Running the Evaluation

Index the corpus in each tool. Confirm that you can jump to pages via citations.
Ask the six standard questions. Record scores and times.
Repeat the questions one day later. Some tools change retrieval behavior as indexes stabilize.
Run a stress test by asking for a table recreation or by constraining the page range tightly.
Export two deliverables per tool, for example a brief with citations and a CSV of extracted obligations. Check exports for formatting errors.

Interpreting Results

Look for patterns rather than chasing a perfect global score.

If a tool wins on retrieval but loses on synthesis, keep it for research and do your own writing.
If a tool excels at legal clause extraction but struggles with science figures, use it only for contracts and policies.
If a tool is fast yet refuses to anchor citations, do not use it for graded or audited work.

The winner is the tool that reduces manual checking for your exact documents.

Building a Decision Matrix

Create a simple table with rows for tools and columns for the metrics you scored. Add a final column called Fit that you fill with a short sentence, for example:

Best for scanned contracts, accurate clause extraction, accepts large files
Great for research papers with page anchors, weaker on tables
Fast and cheap for short policy briefs, limited export formats

Share the matrix along with your test plan and raw scores so others can reproduce your results.
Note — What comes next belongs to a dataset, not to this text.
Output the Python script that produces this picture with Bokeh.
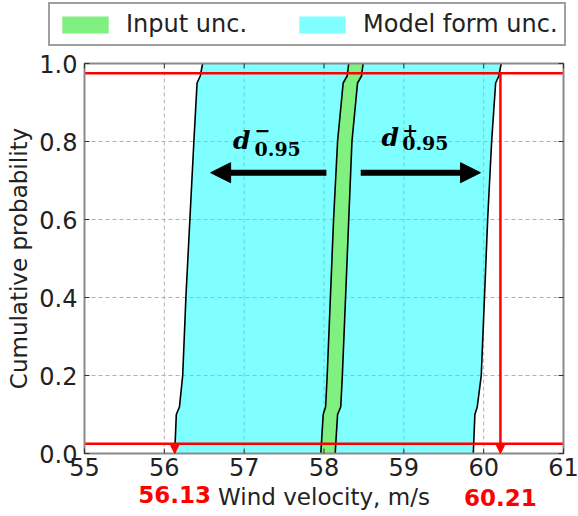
import math
from bokeh.plotting import figure
from bokeh.models import Range1d, Legend, LegendItem, Label, Arrow, NormalHead
from bokeh.core.properties import value
from bokeh.embed import file_html
from bokeh.resources import INLINE

# ---- data ----
prob = [0.0, 0.10, 0.12, 0.2, 0.4, 0.6, 0.8, 0.95, 0.968, 1.0]
model_lower = [56.13, 56.15, 56.19, 56.23, 56.27, 56.32, 56.37, 56.41, 56.45, 56.48]
model_upper = [59.87, 59.89, 59.92, 59.97, 60.01, 60.05, 60.10, 60.15, 60.19, 60.22]
input_lower = [57.96, 57.99, 58.02, 58.04, 58.08, 58.12, 58.17, 58.24, 58.29, 58.31]
input_upper = [58.14, 58.17, 58.21, 58.23, 58.27, 58.31, 58.35, 58.42, 58.47, 58.49]

x_ticks = [55, 56, 57, 58, 59, 60, 61]
x_tick_labels = ["55", "56", "57", "58", "59", "60", "61"]
y_ticks = [0.0, 0.2, 0.4, 0.6, 0.8, 1.0]
y_tick_labels = ["0.0", "0.2", "0.4", "0.6", "0.8", "1.0"]

series_names = ["Input unc.", "Model form unc."]
x_title = "Wind velocity, m/s"
y_title = "Cumulative probability"

p_low, p_high = 0.025, 0.975
bound_low, bound_high = 56.13, 60.21
bound_labels = ["56.13", "60.21"]
arrow_level = 0.72
arrow_left = (58.03, 56.58)
arrow_right = (58.46, 59.96)

# ---- layout geometry (pixels) ----
W, H = 578, 516
LEFT, RIGHT, TOP, BOTTOM = 84, 15, 63, 63      # plot box margins
X0, X1, Y0, Y1 = 55, 61, 0.0, 1.0
kx = (W - LEFT - RIGHT) / (X1 - X0)            # px per x unit
ky = (H - TOP - BOTTOM) / (Y1 - Y0)            # px per y unit
px = lambda n: n / kx
py = lambda n: n / ky

FONT = "DejaVu Sans"
TXT = "#222222"
CYAN = "cyan"
GREEN = "#80f080"
GRID = "#b0b0b0"
BOX = "#8a8a8a"

p = figure(width=W, height=H, output_backend="svg", toolbar_location=None,
           x_axis_type=None, y_axis_type=None,
           x_range=Range1d(X0 - px(LEFT), X1 + px(RIGHT)),
           y_range=Range1d(Y0 - py(BOTTOM), Y1 + py(TOP)),
           min_border=0, min_border_left=0, min_border_right=0,
           min_border_top=0, min_border_bottom=0)
p.outline_line_color = None
p.background_fill_color = "white"
p.border_fill_color = "white"

# grid
p.segment(x0=x_ticks, x1=x_ticks, y0=[Y0] * len(x_ticks), y1=[Y1] * len(x_ticks),
          line_color=GRID, line_dash="4 3", line_width=1)
p.segment(x0=[X0] * len(y_ticks), x1=[X1] * len(y_ticks), y0=y_ticks, y1=y_ticks,
          line_color=GRID, line_dash="4 3", line_width=1)

# bands
model_r = p.harea(x1=model_lower, x2=model_upper, y=prob, fill_color=CYAN, fill_alpha=0.5)
input_r = p.harea(x1=input_lower, x2=input_upper, y=prob, fill_color=GREEN, fill_alpha=1.0)
for xs in (model_lower, model_upper, input_lower, input_upper):
    p.line(x=xs, y=prob, line_color="black", line_width=1.6)

# red probability levels and bound markers
p.segment(x0=[X0, X0], x1=[X1, X1], y0=[p_low, p_high], y1=[p_low, p_high],
          line_color="red", line_width=2.5)
p.add_layout(Arrow(end=NormalHead(size=8, fill_color="red", line_color="red"),
                   x_start=bound_high, y_start=p_high, x_end=bound_high, y_end=Y0,
                   line_color="red", line_width=2.5))
p.add_layout(Arrow(end=NormalHead(size=8, fill_color="red", line_color="red"),
                   x_start=bound_low, y_start=p_low, x_end=bound_low, y_end=Y0,
                   line_color="red", line_width=2.5))

# black arrows
for (xs, xe) in (arrow_left, arrow_right):
    p.add_layout(Arrow(end=NormalHead(size=20, fill_color="black", line_color="black"),
                       x_start=xs, y_start=arrow_level, x_end=xe, y_end=arrow_level,
                       line_color="black", line_width=6))

# d annotations (positions are the tops of the text boxes)
def d_label(x_d, y_d, sign, x_sign, y_sign, x_sub, y_sub):
    p.add_layout(Label(x=x_d, y=y_d, text="d", text_font="DejaVu Serif",
                       text_font_style="bold italic", text_font_size="25px",
                       text_baseline="top", text_align="left", text_color="black"))
    p.add_layout(Label(x=x_sign, y=y_sign, text=sign, text_font="DejaVu Serif",
                       text_font_style="bold", text_font_size="19px",
                       text_baseline="middle", text_align="center", text_color="black"))
    p.add_layout(Label(x=x_sub, y=y_sub, text="0.95", text_font="DejaVu Serif",
                       text_font_style="bold", text_font_size="19px",
                       text_baseline="top", text_align="left", text_color="black"))

d_label(56.86, 0.8385, "\u2212", 57.23, 0.829, 57.13, 0.800)
d_label(58.72, 0.8469, "+", 59.08, 0.830, 58.98, 0.814)

# plot box
p.quad(left=[X0], right=[X1], bottom=[Y0], top=[Y1], fill_color=None,
       line_color=BOX, line_width=2)

# inward tick marks on all four sides (5 px)
ny, nx = len(y_ticks), len(x_ticks)
p.segment(x0=[X0] * ny, x1=[X0 + px(5)] * ny, y0=y_ticks, y1=y_ticks, line_color="#333333")
p.segment(x0=[X1 - px(5)] * ny, x1=[X1] * ny, y0=y_ticks, y1=y_ticks, line_color="#333333")
p.segment(x0=x_ticks, x1=x_ticks, y0=[Y0] * nx, y1=[Y0 + py(5)] * nx, line_color="#333333")
p.segment(x0=x_ticks, x1=x_ticks, y0=[Y1 - py(5)] * nx, y1=[Y1] * nx, line_color="#333333")

# tick labels
p.text(x=x_ticks, y=[Y0 - py(4)] * nx, text=x_tick_labels, text_font=value(FONT),
       text_font_size="24px", text_color=TXT, text_align="center", text_baseline="top")
p.text(x=[X0 - px(7)] * ny, y=y_ticks, text=y_tick_labels, text_font=value(FONT),
       text_font_size="24px", text_color=TXT, text_align="right", text_baseline="middle")

# axis titles
p.text(x=[X0 - px(66)], y=[(Y0 + Y1) / 2], text=[y_title], angle=math.pi / 2,
       text_font=value(FONT), text_font_size="23px", text_color=TXT,
       text_align="center", text_baseline="middle")
p.text(x=[(X0 + X1) / 2], y=[Y0 - py(30.5)], text=[x_title], text_font=value(FONT),
       text_font_size="23px", text_color=TXT, text_align="center", text_baseline="top")

# red bound values
p.text(x=[bound_low, bound_high], y=[Y0 - py(32.5), Y0 - py(35.5)], text=bound_labels,
       text_font=value(FONT), text_font_style="bold", text_font_size="23px",
       text_color="red", text_align="center", text_baseline="top")

# legend above the plot box
legend = Legend(items=[LegendItem(label=series_names[0], renderers=[input_r]),
                       LegendItem(label=series_names[1], renderers=[model_r])],
                orientation="horizontal", location=(48, H - 46))
legend.label_text_font = FONT
legend.label_text_font_size = "24px"
legend.label_text_color = TXT
legend.glyph_width = 58
legend.glyph_height = 21
legend.label_standoff = 12
legend.spacing = 46
legend.padding = 6
legend.margin = 0
legend.label_height = 28
legend.border_line_color = "#404040"
legend.border_line_width = 2
legend.background_fill_color = "white"
legend.background_fill_alpha = 1.0
p.add_layout(legend, "center")

open("out.html", "w").write(file_html(p, INLINE))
Tips That Improve Any Tool

Ask for section constrained answers, for example pages 12 to 20 only.
Force quotes under a fixed length to avoid fluffy paraphrases.
Pin a source before you ask a precision question.
Verify one citation per bullet before you share the output.
Keep an error log so you can spot recurring failure modes.

Example Summary You Can Adapt

We tested ten chat-with-PDF tools on a five document corpus that included a policy PDF, a technical report, a peer reviewed paper, a scanned document, and a messy export. We asked six standard questions that covered definition, extraction, comparison, caveats, contradictions, and numeric lookup. We scored answers on a four point scale and measured time to first answer and clicks to verify. Three tools produced consistent citations and section accurate answers across all documents. Two tools performed well on short policies but struggled with tables. One tool was fast yet often returned unanchored claims. Based on cost per verified answer and team features, we recommend Tool X for policy work, Tool Y for academic reading packets, and Tool Z for mixed corpora under 200 pages.

Use this paragraph as the abstract for your internal comparison. The details will vary, the structure holds.

Final Word

There is no single best chat-with-PDF tool for everyone. There is a best fit for your documents, your questions, and your deadlines. Run a small, fair test, then choose the tool that reliably delivers anchored, readable notes and exports the data you need. Once you have that, the rest is habit.